[Start]
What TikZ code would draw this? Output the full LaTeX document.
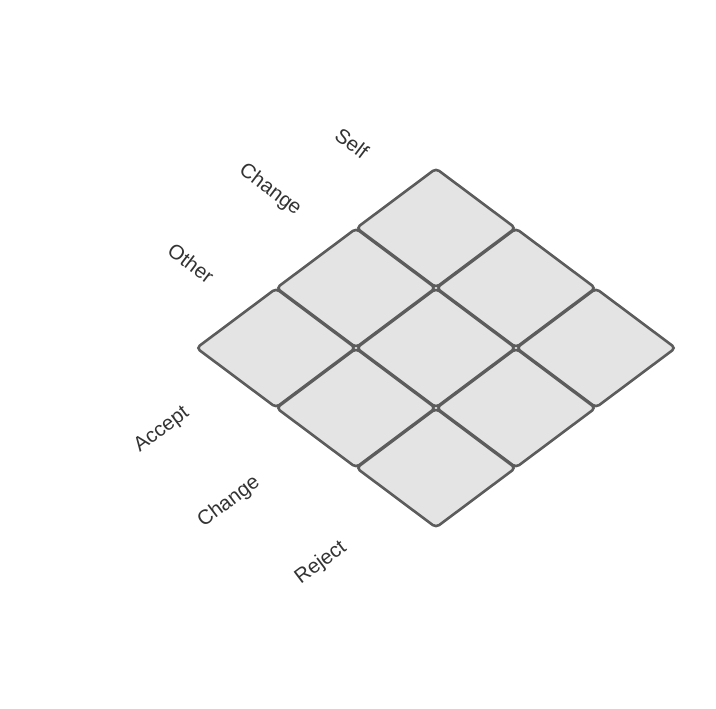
\documentclass[tikz,border=0pt]{standalone}
\usepackage{fontspec}
\setmainfont{Liberation Sans}
\usetikzlibrary{shapes.geometric}

\definecolor{cellfill}{HTML}{E4E4E4}
\definecolor{celldraw}{HTML}{5C5C5C}
\definecolor{labeltext}{HTML}{333333}

\tikzset{
  cell/.style={diamond, draw=celldraw, fill=cellfill, line width=2.6pt,
    rounded corners=4pt, inner sep=0pt, minimum width=160pt, minimum height=120pt},
  axislabel/.style={text=labeltext, font=\fontsize{20.5}{22}\selectfont, inner sep=0pt},
}

\begin{document}
\begin{tikzpicture}[x=1pt,y=-1pt]
        \useasboundingbox (0,0) rectangle (716,709);

        % top row
        \node[cell] (c11) at (436,228) {};

        % second row
        \node[cell] (c21) at (356,288) {};
        \node[cell] (c12) at (516,288) {};

        % middle row
        \node[cell] (c31) at (276,348) {};
        \node[cell] (c22) at (436,348) {};
        \node[cell] (c13) at (596,348) {};

        % fourth row
        \node[cell] (c32) at (356,408) {};
        \node[cell] (c23) at (516,408) {};

        % bottom row
        \node[cell] (c33) at (436,468) {};

        % self / other axis
        \node[axislabel, rotate=-37] (self) at (352,143) {Self};
        \node[axislabel, rotate=-37] (change) at (270,190) {Change};
        \node[axislabel, rotate=-37] (other) at (191,263) {Other};

        % accept / reject axis
        \node[axislabel, rotate=37] (accept) at (162,430) {Accept};
        \node[axislabel, rotate=37] (mid) at (229,502) {Change};
        \node[axislabel, rotate=37] (reject) at (321,563) {Reject};
    \end{tikzpicture}
\end{document}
[End]
PROBLEM DETAILS: Write out the whole listing exactly, and drop the pictures.

SOLUTION TO THE EXERCISE:
What TikZ code would draw this? Output the full LaTeX document.
\documentclass[tikz,border=0pt]{standalone}
\usepackage{fontspec}
\setmainfont{Liberation Sans}
\usetikzlibrary{shapes.geometric}

\definecolor{cellfill}{HTML}{E4E4E4}
\definecolor{celldraw}{HTML}{5C5C5C}
\definecolor{labeltext}{HTML}{333333}

\tikzset{
  cell/.style={diamond, draw=celldraw, fill=cellfill, line width=2.6pt,
    rounded corners=4pt, inner sep=0pt, minimum width=160pt, minimum height=120pt},
  axislabel/.style={text=labeltext, font=\fontsize{20.5}{22}\selectfont, inner sep=0pt},
}

\begin{document}
\begin{tikzpicture}[x=1pt,y=-1pt]
        \useasboundingbox (0,0) rectangle (716,709);

        % top row
        \node[cell] (c11) at (436,228) {};

        % second row
        \node[cell] (c21) at (356,288) {};
        \node[cell] (c12) at (516,288) {};

        % middle row
        \node[cell] (c31) at (276,348) {};
        \node[cell] (c22) at (436,348) {};
        \node[cell] (c13) at (596,348) {};

        % fourth row
        \node[cell] (c32) at (356,408) {};
        \node[cell] (c23) at (516,408) {};

        % bottom row
        \node[cell] (c33) at (436,468) {};

        % self / other axis
        \node[axislabel, rotate=-37] (self) at (352,143) {Self};
        \node[axislabel, rotate=-37] (change) at (270,190) {Change};
        \node[axislabel, rotate=-37] (other) at (191,263) {Other};

        % accept / reject axis
        \node[axislabel, rotate=37] (accept) at (162,430) {Accept};
        \node[axislabel, rotate=37] (mid) at (229,502) {Change};
        \node[axislabel, rotate=37] (reject) at (321,563) {Reject};
    \end{tikzpicture}
\end{document}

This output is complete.